Use of NIR hyperspectral imaging and chemometrics to quantify roots and crop residues in soil
Introduction
Monitoring of root development and crop residues decomposition in crop soils is important to understand the effects of agricultural practices and to improve them; however their quantification in the soils is still a challenge. Currently used method based on soil coring allows multiple samplings but too many time and effort are needed to manually extract and separate roots and crop residues from the soil. The aim of this work is to present an alternative for this tedious manual sorting by using NIR hyperspectral imaging and chemometric tools, which should allow separation of roots and crop residues after washing on the basis of their respective NIR spectra.
Material and methods
This work has been developed for roots and crop residues of winter wheat. For that, soil cores taken under the crop were first washed and dried, then NIR images were acquired with a push broom NIR hyperspectral imaging camera collecting spectra in the range 1100-2500 nm and with a spatial resolution of 0.3 mm. Spectra of roots and crop residues were then discriminated using models developed with a Support Vector Machine (SVM) discriminant analysis.

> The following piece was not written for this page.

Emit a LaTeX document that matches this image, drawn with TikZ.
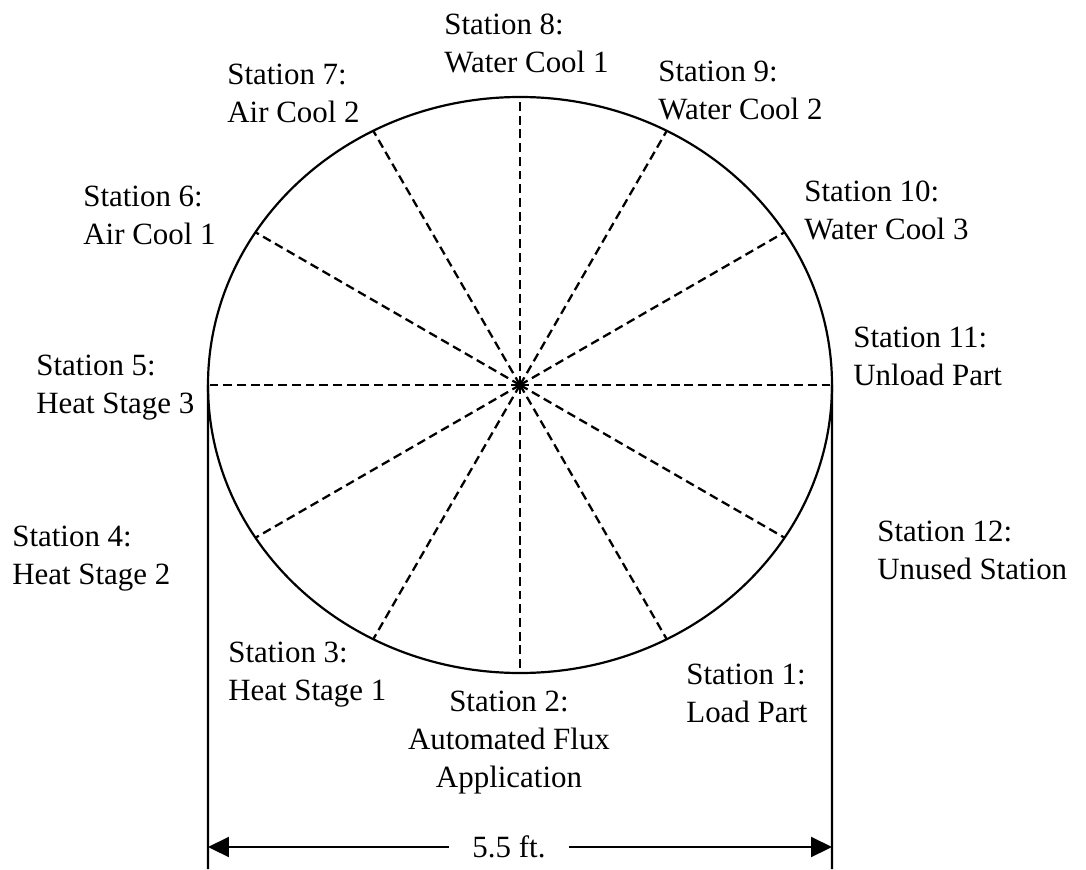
\documentclass[tikz,border=0pt]{standalone}
\usepackage{fontspec}
\setmainfont{Liberation Serif}
\usepackage{tikz}
\usetikzlibrary{shapes.geometric,arrows.meta}

\begin{document}
\begin{tikzpicture}[
    station/.style={anchor=north west, align=left, inner sep=0pt, font=\fontsize{17.6}{21.6}\selectfont},
    spoke/.style={dash pattern=on 5pt off 2.8pt, line width=1.3pt},
    dimline/.style={line width=1.2pt}]
    \useasboundingbox (-10.4, -9.68) rectangle (11.32, 7.7);
    \node[draw, ellipse, line width=1.25pt, minimum width=12.48cm, minimum height=11.52cm, inner sep=0pt, outer sep=0pt] (plate) at (0, 0) {};
    \foreach \a in {0,30,...,330}
        \draw [spoke] (plate.center) -- (plate.\a);

    \node[station] (s1) at (3.32, -5.58) {Station 1:\\Load Part};
    \node[station, anchor=north, align=center] (s2) at (-0.22, -6.12) {Station 2:\\Automated Flux\\Application};
    \node[station] (s3) at (-5.84, -5.14) {Station 3:\\Heat Stage 1};
    \node[station] (s4) at (-10.16, -2.82) {Station 4:\\Heat Stage 2};
    \node[station] (s5) at (-9.68, 0.60) {Station 5:\\Heat Stage 3};
    \node[station] (s6) at (-8.74, 3.98) {Station 6:\\Air Cool 1};
    \node[station] (s7) at (-5.86, 6.42) {Station 7:\\Air Cool 2};
    \node[station] (s8) at (-1.52, 7.42) {Station 8:\\Water Cool 1};
    \node[station] (s9) at (2.76, 6.48) {Station 9:\\Water Cool 2};
    \node[station] (s10) at (5.68, 4.08) {Station 10:\\Water Cool 3};
    \node[station] (s11) at (6.66, 1.16) {Station 11:\\Unload Part};
    \node[station] (s12) at (7.14, -2.72) {Station 12:\\Unused Station};

    \coordinate (baseL) at (-6.24, -9.68);
    \coordinate (baseR) at (6.24, -9.68);
    \coordinate (dimL) at (-6.24, -9.24);
    \coordinate (dimR) at (6.24, -9.24);
    \draw [dimline] (plate.west) -- (baseL);
    \draw [dimline] (plate.east) -- (baseR);
    \node[font=\fontsize{17.6}{21.6}\selectfont, inner xsep=0.46cm, inner ysep=0pt] (span) at (-0.22, -9.24) {5.5 ft.};
    \draw [dimline, -{Triangle[length=0.42cm, width=0.4cm]}] (span) -- (dimL);
    \draw [dimline, -{Triangle[length=0.42cm, width=0.4cm]}] (span) -- (dimR);
\end{tikzpicture}
\end{document}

For calibration, 1000 NIR spectra were used for each class. To quantify, the number of pixels detected for each class on new NIR images was converted in terms of mass of dry matter.
Results and discussion
Applied on an independent set of 1000 spectra, SVM classified well 89.5% of crop residues spectra and 99.2 % of root spectra. When the method was applied on new NIR images containing only crop residues or roots, 79.4 % of crop residues pixels and 92.5 % of roots pixels were well classified. Confusion appeared mainly on the border of crop residues, probably due to effect of shadow on spectra, and with dead roots.